It is a new age of sales. Instead of a salesperson making a pitch and “hoping it sticks”, it is all about salespeople digging in and really find out about their prospects and their barriers, needs and wants. This approach also greatly affects contact management, and the choice of contact management software.
Learning the Client
Who exactly is your client or prospect? How do they rate in their own industry and market segment? What specific problems are they encountering day-to-day, and how is your product or service going to solve it for them? Taking this approach makes it possible for a salesperson to become an ally for a company instead of simply another voice on the phone with a sales pitch. Your calls become welcomed instead of avoided.
The practice of truly understanding your client goes hand-in-glove with the establishment and use of the sales process. The sales process—in which each of the steps in a sales cycle is well-established and utilized—must accurately reflect your in-depth research on the company and industry.

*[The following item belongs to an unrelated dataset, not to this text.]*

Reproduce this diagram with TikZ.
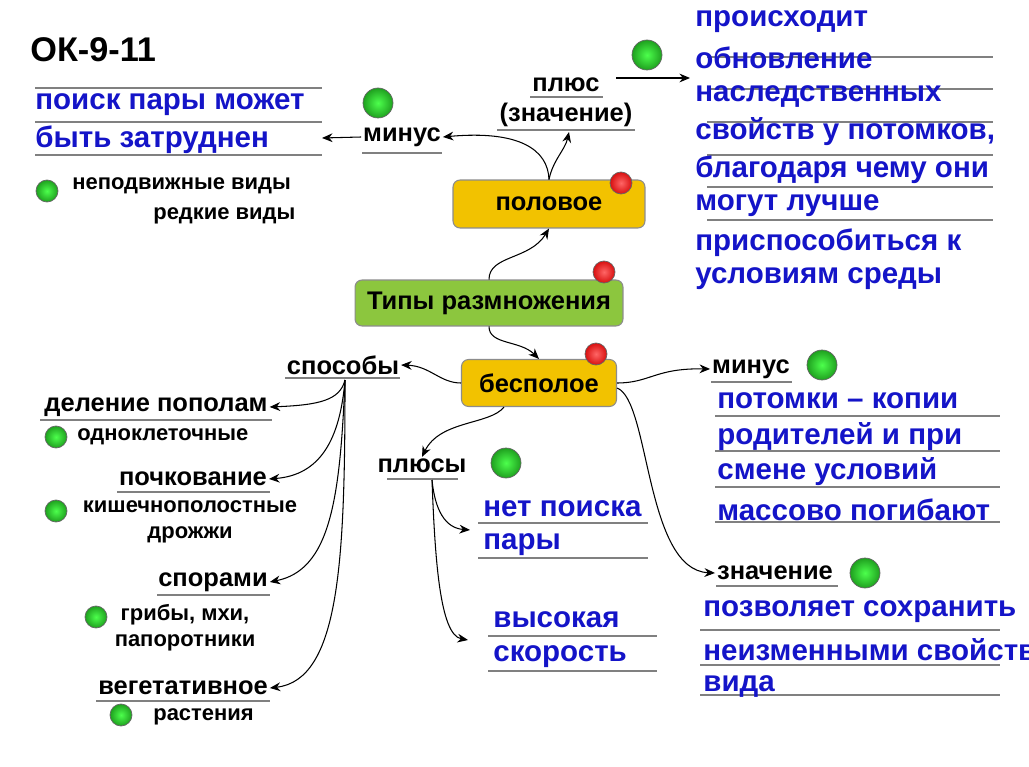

It could even be said that a workable sales process cannot even exist without a full working knowledge of your client or prospect.
Contact Management
Managing contacts, if not done properly, can be an involved and even confusing process. It ranges at the low end with the attempted use of spreadsheets and even sticky notes on the computer monitor, to the high end with customized software solutions that may or may not do the job.
Contact management is critical to the operation of any sales organization. Who are the important contacts in a target prospect company? What is each of their functions? How easy or hard is it to get through to them, and what are they like as people? Proper contact management even dictates how you line up your calls each day.
All of this of course has everything to do with the choice of automated solution for contact management. Can contacts be so organized that all of the needed information is readily visible and can be organized in a natural, intuitive fashion? How much time must a salesperson spend interacting with a contact management solution instead of selling?
Relation to Buyer Profile and Sales Process
Contact management software must directly reflect the buyer persona. There must be enough information that anyone picking up the phone to call a particular contact can quickly grasp who that person is, their function, and any data gathered so far about that person by others. When a salesperson gets through to the contact, they have to be able to speak with confidence and push the sale along to the next step of the sales process.
Which of course means that the contact management solution must also very accurately follow the sales process for that product or service, company and industry. Which contacts belong in which stage of the sales process? While there may be one primary contact for the whole cycle, this very often is not the case. It is vitally important to have the key contacts for each stage of the sales process readily visible and accessible.
Flexibility
Being able to follow the sales process and the buyer profile also means that contact management software must, above all, be flexible. In today’s dynamic sales environment, changes frequently occur in both areas. People come and go from jobs. Companies and even whole industries re-organize, job titles change, as do job functions. As your sales process and buyer profiles adjust to meet these changes, your contact management software must be adjusted as well.
The moral: make sure your buyer profiles, sales processes and contact management software interweave seamlessly.